BPHunter standalone is for users who want to run it locally in a command-line environment
(also in GitHub).
Current Version: 2
Please download and replace the programs and reference datasets.
Programs:
BPHunter_VCF.py
BPHunter_VCF_batch.py
Dependency:
The code is written in
python3,
and requires
bedtools installed.
Reference Datasets:
Download them and put them in the same folder with the
BPHunter programs.
Data_BPHunter_GRCh37_detection_all.bed
Data_BPHunter_GRCh37_detection_canonical.bed
Data_BPHunter_GRCh38_detection_all.bed
Data_BPHunter_GRCh38_detection_canonical.bed
The following two BED files could be loaded to IGV for visualizing BP locations, aligned with the variants of interest.
Data_BPHunter_GRCh37_BP_IGV.bed
Data_BPHunter_GRCh38_BP_IGV.bed
File Format:
Input: Variants in VCF format, with 5 mandatory and tab-delimited fields (CHROM, POS, ID, REF, ALT).
Output: BPHunter-detected variants will be output with the following annotations.
SAMPLE (only for BPHunter_VCF_batch.py)
CHROM, POS, ID, REF, ALT (exactly the same as input)
STRAND
VAR_TYPE (snv, x nt-del, x nt-ins)
GENE
TRANSCRIPT_IVS (e.g., ENST123456789_IVS10)
CANONICAL (canonical transcript_IVS)
BP_NAME (m/e/cBP_chrom_pos_strand_nucl)
BP_ACC_DIST (distance from BP to acceptor site)
BP_RANK (rank of BP in this intron)
BP_TOTAL (total number of BP in this intron)
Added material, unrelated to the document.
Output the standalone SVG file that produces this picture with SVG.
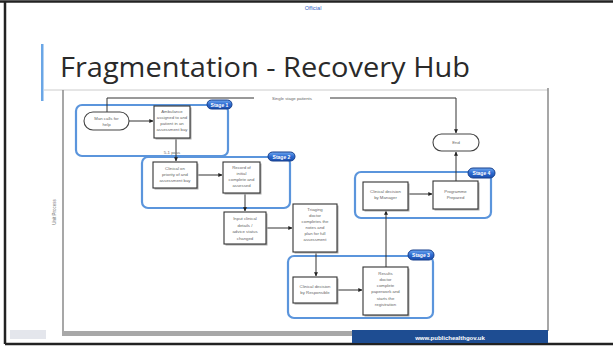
<svg xmlns="http://www.w3.org/2000/svg" width="613" height="347" viewBox="0 0 613 347">
  <defs>
    <marker id="arr" viewBox="0 0 6 6" refX="5.5" refY="3" markerWidth="4" markerHeight="4" orient="auto">
      <path d="M0,0 L6,3 L0,6 z" fill="#222"/>
    </marker>
    <linearGradient id="pillGrad" x1="0" y1="0" x2="0" y2="1">
      <stop offset="0" stop-color="#6fa8f0"/>
      <stop offset="0.5" stop-color="#2c6ad0"/>
      <stop offset="1" stop-color="#1b4fae"/>
    </linearGradient>
  </defs>
  <style>
    .stage { fill: #fff; stroke: #5b95dc; stroke-width: 2.2; }
    .pill { fill: url(#pillGrad); stroke: #173f8c; stroke-width: 1; }
    .pilltxt { font-family: "Liberation Sans", Arial, sans-serif; font-size: 5px; font-weight: bold; fill: #fff; text-anchor: middle; }
    .box { fill: #fff; stroke: #333; stroke-width: 1.1; }
    .shadow { fill: #aaa; }
    .term { fill: #fff; stroke: #444; stroke-width: 1.1; }
    .t { font-family: "Liberation Sans", Arial, sans-serif; font-size: 4.3px; fill: #666; text-anchor: middle; }
    .conn { fill: none; stroke: #333; stroke-width: 1; }
  </style>

  <!-- slide background and photo border -->
  <rect x="0" y="0" width="613" height="347" fill="#fff"/>
  <path d="M0,1.5 H613" stroke="#222" stroke-width="2.5"/>
  <path d="M5,1 V344" stroke="#222" stroke-width="2.5"/>
  <path d="M5,344 H613" stroke="#222" stroke-width="2.5"/>

  <!-- header -->
  <g id="header">
    <text x="313" y="10" font-family="Liberation Sans, Arial, sans-serif" font-size="5.5" fill="#2f5fc4" text-anchor="middle">Official</text>
    <rect x="41" y="44" width="2.5" height="57" fill="#6aa6e6"/>
    <text x="60" y="77" font-family="Open Sans, Liberation Sans, sans-serif" font-size="27" fill="#2a2a2a" textLength="410" lengthAdjust="spacingAndGlyphs">Fragmentation - Recovery Hub</text>
    <path d="M44,90 H548" stroke="#ccc" stroke-width="1"/>
  </g>

  <!-- embedded process chart frame -->
  <g id="frame">
    <path d="M63,90 V333" stroke="#8a8a8a" stroke-width="1.5"/>
    <path d="M548,88 V331" stroke="#8a8a8a" stroke-width="1.5"/>
    <text transform="translate(56,212) rotate(-90)" font-family="Liberation Sans, Arial, sans-serif" font-size="4.5" fill="#777" text-anchor="middle">Unit Process</text>
  </g>

  <!-- footer -->
  <g id="footer">
    <rect x="10" y="330" width="36" height="9" fill="#e4e6ec"/>
    <rect x="62" y="331" width="290" height="5" fill="#a8a8a8"/>
    <rect x="352" y="330" width="196" height="13" fill="#1e4d92"/>
    <text x="450" y="339.5" font-family="Liberation Sans, Arial, sans-serif" font-size="6" font-weight="bold" fill="#fff" text-anchor="middle">www.publichealthgov.uk</text>
  </g>

  <!-- stage groupings -->
  <g id="stage1">
    <rect class="stage" x="76" y="105" width="152" height="51" rx="6"/>
    <rect class="pill" x="207" y="100" width="25" height="9" rx="4.5"/>
    <text class="pilltxt" x="219.5" y="106.7">Stage 1</text>
  </g>
  <g id="stage2">
    <rect class="stage" x="142" y="157" width="148" height="51" rx="6"/>
    <rect class="pill" x="268" y="152" width="27" height="9" rx="4.5"/>
    <text class="pilltxt" x="281.5" y="158.7">Stage 2</text>
  </g>
  <g id="stage4">
    <rect class="stage" x="355" y="172" width="136" height="46" rx="6"/>
    <rect class="pill" x="468" y="168" width="27" height="10" rx="5"/>
    <text class="pilltxt" x="481.5" y="175.2">Stage 4</text>
  </g>
  <g id="stage3">
    <rect class="stage" x="288" y="256" width="145" height="62" rx="6"/>
    <rect class="pill" x="408" y="250" width="26" height="10" rx="5"/>
    <text class="pilltxt" x="421" y="257.2">Stage 3</text>
  </g>

  <!-- connectors -->
  <g id="connectors">
    <path class="conn" d="M107,112 V98 H456 V133" marker-end="url(#arr)"/>
    <rect x="254" y="95" width="76" height="6" fill="#fff"/>
    <text class="t" x="292" y="99.5">Single stage patients</text>
    <path class="conn" d="M129,121 H153" marker-end="url(#arr)"/>
    <path class="conn" d="M176,138 V161" marker-end="url(#arr)"/>
    <text class="t" x="172" y="153.5">5-1 pass</text>
    <path class="conn" d="M198,175 H222" marker-end="url(#arr)"/>
    <path class="conn" d="M245,193 V211" marker-end="url(#arr)"/>
    <path class="conn" d="M267,228 H292" marker-end="url(#arr)"/>
    <path class="conn" d="M316,252 V276" marker-end="url(#arr)"/>
    <path class="conn" d="M337,290 H362" marker-end="url(#arr)"/>
    <path class="conn" d="M386,267 V211" marker-end="url(#arr)"/>
    <path class="conn" d="M408,194 H432" marker-end="url(#arr)"/>
    <path class="conn" d="M456,181 V152" marker-end="url(#arr)"/>
  </g>

  <!-- start / end terminals -->
  <g id="start">
    <rect class="term" x="84" y="112" width="45" height="18" rx="9"/>
    <text class="t" x="106.5" y="120">Man calls for</text>
    <text class="t" x="106.5" y="125.5">help</text>
  </g>
  <g id="end">
    <rect class="term" x="433" y="134" width="46" height="17" rx="8.5"/>
    <text class="t" x="456" y="144">End</text>
  </g>

  <!-- process steps -->
  <g id="step1">
    <rect class="shadow" x="155.5" y="107.5" width="36" height="32"/>
    <rect class="box" x="154" y="106" width="36" height="32"/>
    <text class="t" x="172" y="113">Ambulance</text>
    <text class="t" x="172" y="119">assigned to and</text>
    <text class="t" x="172" y="125">patient in an</text>
    <text class="t" x="172" y="131">assessment bay</text>
  </g>
  <g id="step2">
    <rect class="shadow" x="154.5" y="163.5" width="44" height="26"/>
    <rect class="box" x="153" y="162" width="44" height="26"/>
    <text class="t" x="175" y="170">Clinical on</text>
    <text class="t" x="175" y="176">priority of and</text>
    <text class="t" x="175" y="182">assessment bay</text>
  </g>
  <g id="step3">
    <rect class="shadow" x="224.5" y="163.5" width="37" height="31"/>
    <rect class="box" x="223" y="162" width="37" height="31"/>
    <text class="t" x="241.5" y="169">Record of</text>
    <text class="t" x="241.5" y="175">initial</text>
    <text class="t" x="241.5" y="181">complete and</text>
    <text class="t" x="241.5" y="187">assessed</text>
  </g>
  <g id="step4">
    <rect class="shadow" x="225.5" y="213.5" width="42" height="32"/>
    <rect class="box" x="224" y="212" width="42" height="32"/>
    <text class="t" x="245" y="220">Input clinical</text>
    <text class="t" x="245" y="227">details /</text>
    <text class="t" x="245" y="233">advice status</text>
    <text class="t" x="245" y="240">changed</text>
  </g>
  <g id="step5">
    <rect class="shadow" x="294.5" y="205.5" width="44" height="48"/>
    <rect class="box" x="293" y="204" width="44" height="48"/>
    <text class="t" x="315" y="211">Triaging</text>
    <text class="t" x="315" y="217">doctor</text>
    <text class="t" x="315" y="223">completes the</text>
    <text class="t" x="315" y="229">notes and</text>
    <text class="t" x="315" y="235">plan for full</text>
    <text class="t" x="315" y="241">assessment</text>
  </g>
  <g id="step6">
    <rect class="shadow" x="294.5" y="278.5" width="44" height="26"/>
    <rect class="box" x="293" y="277" width="44" height="26"/>
    <text class="t" x="315" y="288">Clinical decision</text>
    <text class="t" x="315" y="294">by Responsible</text>
  </g>
  <g id="step7">
    <rect class="shadow" x="364.5" y="268.5" width="45" height="48"/>
    <rect class="box" x="363" y="267" width="45" height="48"/>
    <text class="t" x="385.5" y="275">Results</text>
    <text class="t" x="385.5" y="281">doctor</text>
    <text class="t" x="385.5" y="287">complete</text>
    <text class="t" x="385.5" y="293">paperwork and</text>
    <text class="t" x="385.5" y="300">starts the</text>
    <text class="t" x="385.5" y="306">registration</text>
  </g>
  <g id="step8">
    <rect class="shadow" x="364.5" y="183.5" width="45" height="28"/>
    <rect class="box" x="363" y="182" width="45" height="28"/>
    <text class="t" x="385.5" y="193">Clinical decision</text>
    <text class="t" x="385.5" y="199">by Manager</text>
  </g>
  <g id="step9">
    <rect class="shadow" x="434.5" y="182.5" width="45" height="28"/>
    <rect class="box" x="433" y="181" width="45" height="28"/>
    <text class="t" x="455.5" y="193">Programme</text>
    <text class="t" x="455.5" y="199">Prepared</text>
  </g>
</svg>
BP_HIT (BP position (-2, -1, 0) hit by the variant)
BP_SOURCE (number of sources supporting this BP position)
CONSENSUS (1:YTNAY, 2:YTNA, 3:TNA, 4:YNA, 0:none)
BP/BP2_GERP (conservation score GERP for BP and BP-2 positions)
BP/BP2_PHYL (servation score PHYLOP for BP and BP-2 positions)
BPHunter_HIGHRISK (YES/NO, if a BP variant considered as high-risk)
BPHunter_SCORE (score of a BP variant (suggested cutoff >= 3, max = 10))
Command:
python BPHunter_VCF.py -i variants.vcf
python BPHunter_VCF.py -i variants.vcf -g GRCh37/GRCh38 -t all/canonical
arguments:
-h, --help show help message
-i, --input input variants in VCF-format file
-g, --genome human genome assembly {GRCh37, GRCh38}, default: GRCh37
-t, --transcript all/canonical transcript? {all, canonical}, default: all
python BPHunter_VCF_batch.py -d /dir -s samplelist.txt -o output.txt
python BPHunter_VCF_batch.py -d /dir -s samplelist.txt -o output.txt -g GRCh37/GRCh38 -t all/canonical
arguments:
-h, --help show help message
-d, --dir directory of VCF files
-s, --sample sample list (without .vcf extension) to be screened in the above directory
-o, --output output CSV filename, comma-delimited
-g, --genome human genome assembly {GRCh37, GRCh38}, default: GRCh37
-t, --transcript all/canonical transcript? {all, canonical}, default: all
BPHunter Scoring Scheme:
We recommend to keep SNVs and deletions with BPHunter_HIGHRISK = 'YES', and then prioritize by BPHunter_SCORE.